## AIM
Without the pictures, return exactly the lines from the one with "Generate a Python" through the one with "from bokeh.resources import INLINE". Both end lines belong in the copy.

[Records]
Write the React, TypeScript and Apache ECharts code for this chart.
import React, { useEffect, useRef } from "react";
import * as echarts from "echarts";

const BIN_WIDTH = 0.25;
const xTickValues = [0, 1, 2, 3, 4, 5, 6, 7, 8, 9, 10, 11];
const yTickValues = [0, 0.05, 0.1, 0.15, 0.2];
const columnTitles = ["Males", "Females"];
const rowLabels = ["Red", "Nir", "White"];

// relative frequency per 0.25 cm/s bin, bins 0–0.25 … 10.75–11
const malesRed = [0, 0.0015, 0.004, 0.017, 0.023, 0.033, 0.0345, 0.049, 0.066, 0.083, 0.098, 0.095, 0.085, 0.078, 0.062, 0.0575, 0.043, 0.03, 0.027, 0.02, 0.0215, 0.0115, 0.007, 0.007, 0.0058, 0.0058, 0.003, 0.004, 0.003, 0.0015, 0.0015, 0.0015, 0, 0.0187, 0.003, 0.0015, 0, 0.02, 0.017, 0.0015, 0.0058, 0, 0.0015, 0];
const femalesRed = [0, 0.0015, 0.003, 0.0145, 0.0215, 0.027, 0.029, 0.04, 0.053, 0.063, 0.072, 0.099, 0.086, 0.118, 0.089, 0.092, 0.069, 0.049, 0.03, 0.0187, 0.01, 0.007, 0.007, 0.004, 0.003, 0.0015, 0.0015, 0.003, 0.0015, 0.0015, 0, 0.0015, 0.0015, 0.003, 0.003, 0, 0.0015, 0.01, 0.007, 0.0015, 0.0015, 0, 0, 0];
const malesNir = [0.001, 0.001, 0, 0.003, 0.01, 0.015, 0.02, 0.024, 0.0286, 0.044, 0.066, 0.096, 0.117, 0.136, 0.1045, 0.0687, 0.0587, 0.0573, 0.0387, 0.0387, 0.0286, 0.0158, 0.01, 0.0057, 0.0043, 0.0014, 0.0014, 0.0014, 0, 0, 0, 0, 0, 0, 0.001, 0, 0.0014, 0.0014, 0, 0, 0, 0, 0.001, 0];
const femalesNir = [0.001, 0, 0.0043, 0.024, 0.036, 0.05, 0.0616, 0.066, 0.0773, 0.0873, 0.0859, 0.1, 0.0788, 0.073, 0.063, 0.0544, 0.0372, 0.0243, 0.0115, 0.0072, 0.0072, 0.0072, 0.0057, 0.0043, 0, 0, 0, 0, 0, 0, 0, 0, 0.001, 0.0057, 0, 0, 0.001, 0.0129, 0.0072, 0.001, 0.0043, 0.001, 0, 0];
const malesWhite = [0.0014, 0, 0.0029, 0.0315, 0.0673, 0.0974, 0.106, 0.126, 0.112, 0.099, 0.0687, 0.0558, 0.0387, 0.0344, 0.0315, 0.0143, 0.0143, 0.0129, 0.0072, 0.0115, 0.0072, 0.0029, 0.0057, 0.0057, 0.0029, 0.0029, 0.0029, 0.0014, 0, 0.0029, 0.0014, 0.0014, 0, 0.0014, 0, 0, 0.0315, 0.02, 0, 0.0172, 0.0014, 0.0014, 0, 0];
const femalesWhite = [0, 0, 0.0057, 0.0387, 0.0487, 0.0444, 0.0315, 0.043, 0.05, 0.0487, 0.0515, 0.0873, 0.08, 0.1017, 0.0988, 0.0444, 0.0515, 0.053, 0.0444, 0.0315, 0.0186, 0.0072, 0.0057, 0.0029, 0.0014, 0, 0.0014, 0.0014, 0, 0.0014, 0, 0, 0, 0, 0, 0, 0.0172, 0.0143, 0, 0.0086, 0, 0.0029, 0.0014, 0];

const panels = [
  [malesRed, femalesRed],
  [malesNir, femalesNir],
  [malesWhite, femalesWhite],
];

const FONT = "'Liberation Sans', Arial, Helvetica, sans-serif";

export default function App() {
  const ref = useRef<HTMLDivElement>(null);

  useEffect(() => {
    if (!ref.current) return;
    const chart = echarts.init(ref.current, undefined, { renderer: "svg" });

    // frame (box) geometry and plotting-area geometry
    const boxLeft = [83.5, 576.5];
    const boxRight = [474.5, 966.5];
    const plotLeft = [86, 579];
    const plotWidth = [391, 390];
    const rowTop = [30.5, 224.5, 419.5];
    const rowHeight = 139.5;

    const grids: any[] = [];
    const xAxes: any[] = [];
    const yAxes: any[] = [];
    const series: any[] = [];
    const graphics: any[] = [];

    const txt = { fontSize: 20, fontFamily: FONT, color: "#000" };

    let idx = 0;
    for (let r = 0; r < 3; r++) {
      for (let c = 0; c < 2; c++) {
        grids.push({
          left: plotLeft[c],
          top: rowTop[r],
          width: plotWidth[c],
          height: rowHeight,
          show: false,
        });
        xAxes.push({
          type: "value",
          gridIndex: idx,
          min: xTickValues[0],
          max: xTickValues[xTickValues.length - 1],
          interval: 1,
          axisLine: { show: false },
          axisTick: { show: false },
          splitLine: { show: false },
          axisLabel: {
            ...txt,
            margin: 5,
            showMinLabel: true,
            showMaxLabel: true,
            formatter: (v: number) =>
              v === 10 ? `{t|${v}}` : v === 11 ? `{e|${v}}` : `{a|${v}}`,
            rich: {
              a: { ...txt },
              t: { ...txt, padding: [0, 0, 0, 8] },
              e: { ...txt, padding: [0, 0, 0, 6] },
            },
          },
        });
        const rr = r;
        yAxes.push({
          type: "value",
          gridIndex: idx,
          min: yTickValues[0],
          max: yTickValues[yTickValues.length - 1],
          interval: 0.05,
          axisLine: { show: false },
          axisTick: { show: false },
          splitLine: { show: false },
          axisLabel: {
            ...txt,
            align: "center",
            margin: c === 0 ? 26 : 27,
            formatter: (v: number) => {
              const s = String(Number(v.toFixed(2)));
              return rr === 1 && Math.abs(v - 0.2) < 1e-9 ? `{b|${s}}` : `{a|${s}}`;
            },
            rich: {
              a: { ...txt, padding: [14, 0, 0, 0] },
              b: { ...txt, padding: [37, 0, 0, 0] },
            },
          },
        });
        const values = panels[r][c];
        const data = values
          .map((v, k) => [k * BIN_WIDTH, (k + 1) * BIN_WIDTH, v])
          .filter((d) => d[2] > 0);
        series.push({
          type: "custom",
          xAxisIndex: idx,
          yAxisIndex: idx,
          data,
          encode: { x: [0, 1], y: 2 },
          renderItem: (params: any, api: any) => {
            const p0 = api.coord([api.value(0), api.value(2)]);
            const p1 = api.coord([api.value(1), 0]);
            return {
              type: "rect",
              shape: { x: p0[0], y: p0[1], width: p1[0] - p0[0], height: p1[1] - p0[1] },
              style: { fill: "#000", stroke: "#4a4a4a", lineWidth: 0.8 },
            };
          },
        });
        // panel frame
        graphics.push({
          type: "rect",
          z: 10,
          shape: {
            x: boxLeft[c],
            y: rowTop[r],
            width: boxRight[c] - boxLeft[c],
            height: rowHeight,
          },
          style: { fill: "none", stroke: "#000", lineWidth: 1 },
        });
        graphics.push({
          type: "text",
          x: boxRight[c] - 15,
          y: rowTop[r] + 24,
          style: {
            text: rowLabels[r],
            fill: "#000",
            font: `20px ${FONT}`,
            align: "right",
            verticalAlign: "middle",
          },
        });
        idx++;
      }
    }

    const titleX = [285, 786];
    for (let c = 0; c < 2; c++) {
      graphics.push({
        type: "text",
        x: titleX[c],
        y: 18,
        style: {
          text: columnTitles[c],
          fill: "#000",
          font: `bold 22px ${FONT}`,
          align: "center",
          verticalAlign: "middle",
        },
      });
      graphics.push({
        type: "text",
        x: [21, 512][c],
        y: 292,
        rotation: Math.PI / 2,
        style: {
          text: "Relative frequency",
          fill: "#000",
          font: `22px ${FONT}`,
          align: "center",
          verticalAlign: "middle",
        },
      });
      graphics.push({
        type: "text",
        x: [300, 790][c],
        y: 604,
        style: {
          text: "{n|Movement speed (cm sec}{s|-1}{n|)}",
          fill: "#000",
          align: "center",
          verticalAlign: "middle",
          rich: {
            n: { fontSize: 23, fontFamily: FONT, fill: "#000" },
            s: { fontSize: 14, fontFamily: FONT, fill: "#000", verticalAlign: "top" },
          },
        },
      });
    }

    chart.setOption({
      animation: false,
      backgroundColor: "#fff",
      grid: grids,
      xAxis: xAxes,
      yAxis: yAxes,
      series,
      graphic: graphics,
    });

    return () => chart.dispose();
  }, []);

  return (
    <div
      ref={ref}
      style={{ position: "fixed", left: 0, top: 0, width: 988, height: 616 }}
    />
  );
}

--

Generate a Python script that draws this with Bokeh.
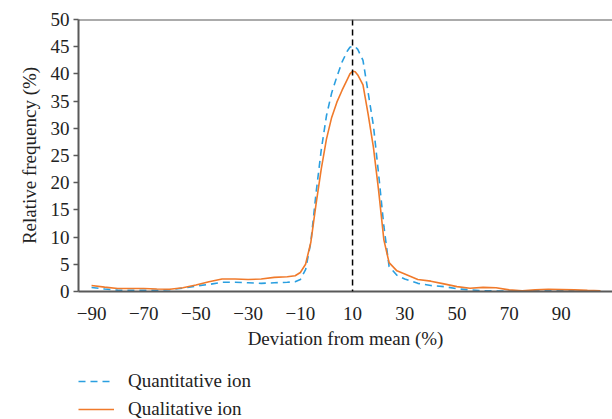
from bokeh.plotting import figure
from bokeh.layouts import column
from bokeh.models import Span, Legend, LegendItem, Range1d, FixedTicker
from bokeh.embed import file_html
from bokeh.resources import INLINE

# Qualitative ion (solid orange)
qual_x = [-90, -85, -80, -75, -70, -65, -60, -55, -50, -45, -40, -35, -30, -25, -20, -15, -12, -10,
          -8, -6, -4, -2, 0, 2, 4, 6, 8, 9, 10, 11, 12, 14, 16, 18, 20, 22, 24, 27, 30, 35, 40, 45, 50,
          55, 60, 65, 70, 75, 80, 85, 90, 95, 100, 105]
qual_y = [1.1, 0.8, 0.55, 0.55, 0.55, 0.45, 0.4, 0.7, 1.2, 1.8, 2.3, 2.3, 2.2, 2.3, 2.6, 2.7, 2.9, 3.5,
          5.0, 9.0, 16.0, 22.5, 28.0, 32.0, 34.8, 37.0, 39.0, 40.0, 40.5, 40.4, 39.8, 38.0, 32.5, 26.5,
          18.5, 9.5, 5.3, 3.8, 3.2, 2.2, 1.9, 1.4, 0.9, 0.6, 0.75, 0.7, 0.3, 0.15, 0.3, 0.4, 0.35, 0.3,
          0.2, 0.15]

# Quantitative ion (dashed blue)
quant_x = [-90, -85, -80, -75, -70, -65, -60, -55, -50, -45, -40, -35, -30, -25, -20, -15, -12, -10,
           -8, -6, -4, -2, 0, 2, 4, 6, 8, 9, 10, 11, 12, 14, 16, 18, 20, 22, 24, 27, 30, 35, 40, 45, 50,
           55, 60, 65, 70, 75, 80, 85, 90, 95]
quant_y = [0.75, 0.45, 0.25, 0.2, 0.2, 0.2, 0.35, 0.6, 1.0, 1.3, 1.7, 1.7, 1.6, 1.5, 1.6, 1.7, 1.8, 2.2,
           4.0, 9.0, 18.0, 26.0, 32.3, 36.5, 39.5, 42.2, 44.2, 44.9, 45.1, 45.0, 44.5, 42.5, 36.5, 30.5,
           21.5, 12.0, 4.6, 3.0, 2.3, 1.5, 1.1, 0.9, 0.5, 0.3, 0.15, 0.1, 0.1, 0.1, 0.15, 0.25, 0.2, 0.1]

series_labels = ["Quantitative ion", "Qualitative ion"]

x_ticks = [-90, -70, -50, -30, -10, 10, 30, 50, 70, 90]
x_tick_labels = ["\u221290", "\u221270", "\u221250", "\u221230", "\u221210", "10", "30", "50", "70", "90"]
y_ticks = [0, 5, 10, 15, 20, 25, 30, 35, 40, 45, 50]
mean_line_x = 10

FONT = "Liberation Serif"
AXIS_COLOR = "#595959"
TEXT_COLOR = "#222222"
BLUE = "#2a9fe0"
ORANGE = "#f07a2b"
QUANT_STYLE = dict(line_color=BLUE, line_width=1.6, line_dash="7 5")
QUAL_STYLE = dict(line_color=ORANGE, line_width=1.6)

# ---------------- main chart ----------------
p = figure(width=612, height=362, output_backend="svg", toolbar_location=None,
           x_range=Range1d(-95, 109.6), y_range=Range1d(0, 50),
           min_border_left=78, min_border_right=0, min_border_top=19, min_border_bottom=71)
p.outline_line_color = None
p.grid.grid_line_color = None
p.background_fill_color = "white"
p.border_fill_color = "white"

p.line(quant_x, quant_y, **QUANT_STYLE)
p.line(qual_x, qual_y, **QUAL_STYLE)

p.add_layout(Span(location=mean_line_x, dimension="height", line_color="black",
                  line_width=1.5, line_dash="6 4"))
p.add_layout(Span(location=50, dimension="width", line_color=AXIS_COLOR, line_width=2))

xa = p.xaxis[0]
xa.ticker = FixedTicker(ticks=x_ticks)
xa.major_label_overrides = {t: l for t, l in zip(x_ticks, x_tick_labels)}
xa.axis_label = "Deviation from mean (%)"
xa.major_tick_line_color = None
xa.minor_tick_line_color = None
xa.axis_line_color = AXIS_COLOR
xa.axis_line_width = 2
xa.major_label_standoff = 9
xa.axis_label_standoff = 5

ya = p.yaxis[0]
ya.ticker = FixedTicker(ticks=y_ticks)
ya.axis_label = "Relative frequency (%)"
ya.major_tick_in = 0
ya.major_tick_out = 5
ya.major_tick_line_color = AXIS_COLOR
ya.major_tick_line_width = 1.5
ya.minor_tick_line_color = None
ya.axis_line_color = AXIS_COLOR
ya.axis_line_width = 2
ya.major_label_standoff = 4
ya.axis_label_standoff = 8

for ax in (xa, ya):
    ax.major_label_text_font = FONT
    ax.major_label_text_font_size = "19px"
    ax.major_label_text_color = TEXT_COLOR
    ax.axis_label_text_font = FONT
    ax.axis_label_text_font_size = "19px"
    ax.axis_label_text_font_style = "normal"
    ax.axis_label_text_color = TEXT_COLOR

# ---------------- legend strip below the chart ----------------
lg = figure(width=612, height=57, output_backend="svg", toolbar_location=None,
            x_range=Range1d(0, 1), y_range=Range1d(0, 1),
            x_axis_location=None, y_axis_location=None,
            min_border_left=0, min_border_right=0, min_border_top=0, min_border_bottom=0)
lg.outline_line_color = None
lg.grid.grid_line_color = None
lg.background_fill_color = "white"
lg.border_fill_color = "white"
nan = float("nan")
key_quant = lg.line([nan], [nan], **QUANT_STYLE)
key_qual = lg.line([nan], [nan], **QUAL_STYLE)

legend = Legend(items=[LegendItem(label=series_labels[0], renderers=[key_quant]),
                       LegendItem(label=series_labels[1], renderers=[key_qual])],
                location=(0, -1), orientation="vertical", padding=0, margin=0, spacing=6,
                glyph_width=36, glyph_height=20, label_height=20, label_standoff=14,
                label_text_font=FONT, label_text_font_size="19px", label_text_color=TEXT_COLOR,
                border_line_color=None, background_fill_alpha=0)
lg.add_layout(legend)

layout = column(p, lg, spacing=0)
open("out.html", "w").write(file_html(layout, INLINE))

## RESULT OF THIS EXERCISE
Generate a Python script that draws this with Bokeh.
from bokeh.plotting import figure
from bokeh.layouts import column
from bokeh.models import Span, Legend, LegendItem, Range1d, FixedTicker
from bokeh.embed import file_html
from bokeh.resources import INLINE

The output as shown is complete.